Given task – Read the lines that follow and pick out every one containing the word "with".

Supplied records –
------------------------------

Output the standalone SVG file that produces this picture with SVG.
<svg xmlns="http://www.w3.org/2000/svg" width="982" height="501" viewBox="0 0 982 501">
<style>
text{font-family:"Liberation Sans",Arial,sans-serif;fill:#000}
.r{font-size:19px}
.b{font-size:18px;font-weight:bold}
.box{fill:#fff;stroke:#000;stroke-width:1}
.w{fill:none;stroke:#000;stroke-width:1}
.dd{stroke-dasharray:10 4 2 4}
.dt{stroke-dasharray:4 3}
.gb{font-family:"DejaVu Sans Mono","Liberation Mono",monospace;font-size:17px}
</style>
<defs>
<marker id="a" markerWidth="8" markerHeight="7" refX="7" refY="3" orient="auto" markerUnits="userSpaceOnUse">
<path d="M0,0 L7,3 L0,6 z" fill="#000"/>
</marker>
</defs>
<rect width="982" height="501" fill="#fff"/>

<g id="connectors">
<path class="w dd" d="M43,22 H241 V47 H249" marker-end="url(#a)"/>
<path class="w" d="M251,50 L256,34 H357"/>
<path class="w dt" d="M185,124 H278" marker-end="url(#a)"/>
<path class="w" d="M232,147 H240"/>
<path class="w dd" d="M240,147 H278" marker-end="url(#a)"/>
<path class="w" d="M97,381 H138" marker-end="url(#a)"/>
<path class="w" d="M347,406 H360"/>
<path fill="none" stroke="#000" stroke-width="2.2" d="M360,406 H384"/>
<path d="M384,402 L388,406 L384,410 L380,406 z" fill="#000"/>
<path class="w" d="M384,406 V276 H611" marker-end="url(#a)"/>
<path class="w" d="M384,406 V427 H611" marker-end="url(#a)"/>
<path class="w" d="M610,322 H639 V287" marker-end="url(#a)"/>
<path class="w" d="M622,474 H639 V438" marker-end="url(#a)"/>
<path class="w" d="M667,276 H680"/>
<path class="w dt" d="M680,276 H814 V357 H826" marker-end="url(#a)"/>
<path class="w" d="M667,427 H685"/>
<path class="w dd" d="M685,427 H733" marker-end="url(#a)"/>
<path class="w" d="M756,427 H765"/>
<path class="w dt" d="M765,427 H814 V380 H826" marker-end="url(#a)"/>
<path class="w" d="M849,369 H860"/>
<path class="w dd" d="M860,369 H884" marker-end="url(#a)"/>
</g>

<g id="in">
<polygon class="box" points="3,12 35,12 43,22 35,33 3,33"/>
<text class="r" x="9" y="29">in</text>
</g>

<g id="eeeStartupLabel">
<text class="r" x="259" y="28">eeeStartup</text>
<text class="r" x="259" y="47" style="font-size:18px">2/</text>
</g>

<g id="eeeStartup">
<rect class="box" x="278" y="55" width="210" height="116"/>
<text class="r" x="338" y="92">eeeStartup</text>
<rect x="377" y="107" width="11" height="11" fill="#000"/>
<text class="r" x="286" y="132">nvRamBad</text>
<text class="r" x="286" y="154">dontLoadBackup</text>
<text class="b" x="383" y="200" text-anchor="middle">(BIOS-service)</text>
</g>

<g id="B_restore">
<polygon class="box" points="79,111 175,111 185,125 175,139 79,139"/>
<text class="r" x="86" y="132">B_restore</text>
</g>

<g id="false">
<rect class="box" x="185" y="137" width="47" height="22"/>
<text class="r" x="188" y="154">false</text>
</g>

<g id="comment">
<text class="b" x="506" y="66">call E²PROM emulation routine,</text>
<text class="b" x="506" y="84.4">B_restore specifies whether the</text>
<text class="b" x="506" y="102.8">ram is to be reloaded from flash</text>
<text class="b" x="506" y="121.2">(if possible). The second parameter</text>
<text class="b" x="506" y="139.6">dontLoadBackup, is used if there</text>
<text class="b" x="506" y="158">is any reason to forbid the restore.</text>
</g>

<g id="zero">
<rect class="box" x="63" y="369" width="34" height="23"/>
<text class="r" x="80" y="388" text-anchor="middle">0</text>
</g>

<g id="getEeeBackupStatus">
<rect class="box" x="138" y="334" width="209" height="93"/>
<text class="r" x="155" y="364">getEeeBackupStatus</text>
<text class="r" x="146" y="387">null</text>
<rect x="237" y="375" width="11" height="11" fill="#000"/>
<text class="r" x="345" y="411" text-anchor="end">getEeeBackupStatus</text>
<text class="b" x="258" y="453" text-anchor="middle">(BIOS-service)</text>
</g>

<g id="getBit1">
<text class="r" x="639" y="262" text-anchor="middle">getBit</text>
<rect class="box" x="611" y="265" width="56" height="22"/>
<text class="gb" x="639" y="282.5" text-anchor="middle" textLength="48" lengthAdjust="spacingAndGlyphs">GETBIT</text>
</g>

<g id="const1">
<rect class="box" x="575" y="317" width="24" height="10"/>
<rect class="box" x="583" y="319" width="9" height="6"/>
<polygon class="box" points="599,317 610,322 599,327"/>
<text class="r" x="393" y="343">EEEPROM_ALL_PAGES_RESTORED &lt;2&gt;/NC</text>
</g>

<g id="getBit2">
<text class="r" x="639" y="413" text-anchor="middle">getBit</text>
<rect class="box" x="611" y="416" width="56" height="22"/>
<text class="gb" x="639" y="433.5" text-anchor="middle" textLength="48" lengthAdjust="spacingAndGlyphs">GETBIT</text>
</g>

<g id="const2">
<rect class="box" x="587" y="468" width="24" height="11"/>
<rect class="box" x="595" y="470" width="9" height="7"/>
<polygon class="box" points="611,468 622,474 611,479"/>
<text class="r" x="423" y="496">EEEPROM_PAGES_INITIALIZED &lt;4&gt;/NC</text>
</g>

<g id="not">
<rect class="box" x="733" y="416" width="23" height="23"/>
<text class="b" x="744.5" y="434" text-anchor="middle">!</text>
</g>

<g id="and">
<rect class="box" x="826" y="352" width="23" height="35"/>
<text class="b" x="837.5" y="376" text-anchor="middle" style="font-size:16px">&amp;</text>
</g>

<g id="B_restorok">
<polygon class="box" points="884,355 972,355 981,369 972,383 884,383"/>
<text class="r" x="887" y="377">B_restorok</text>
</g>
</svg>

------------------------------

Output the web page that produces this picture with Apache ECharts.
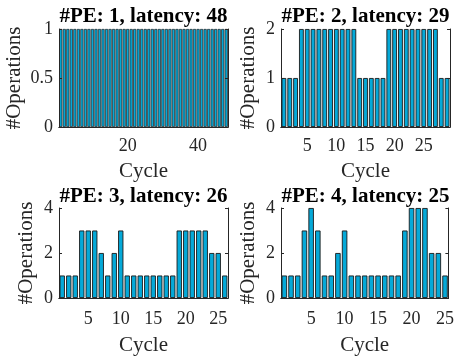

------------------------------

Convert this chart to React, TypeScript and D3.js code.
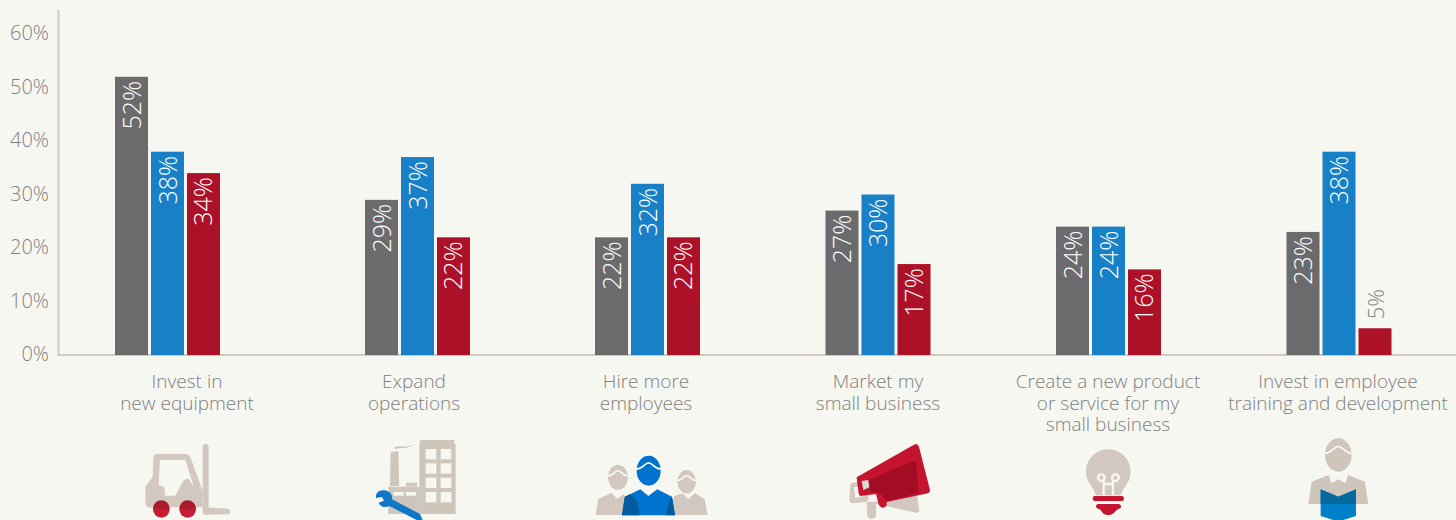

------------------------------

Task answer –
Output the standalone SVG file that produces this picture with SVG.
Output the web page that produces this picture with Apache ECharts.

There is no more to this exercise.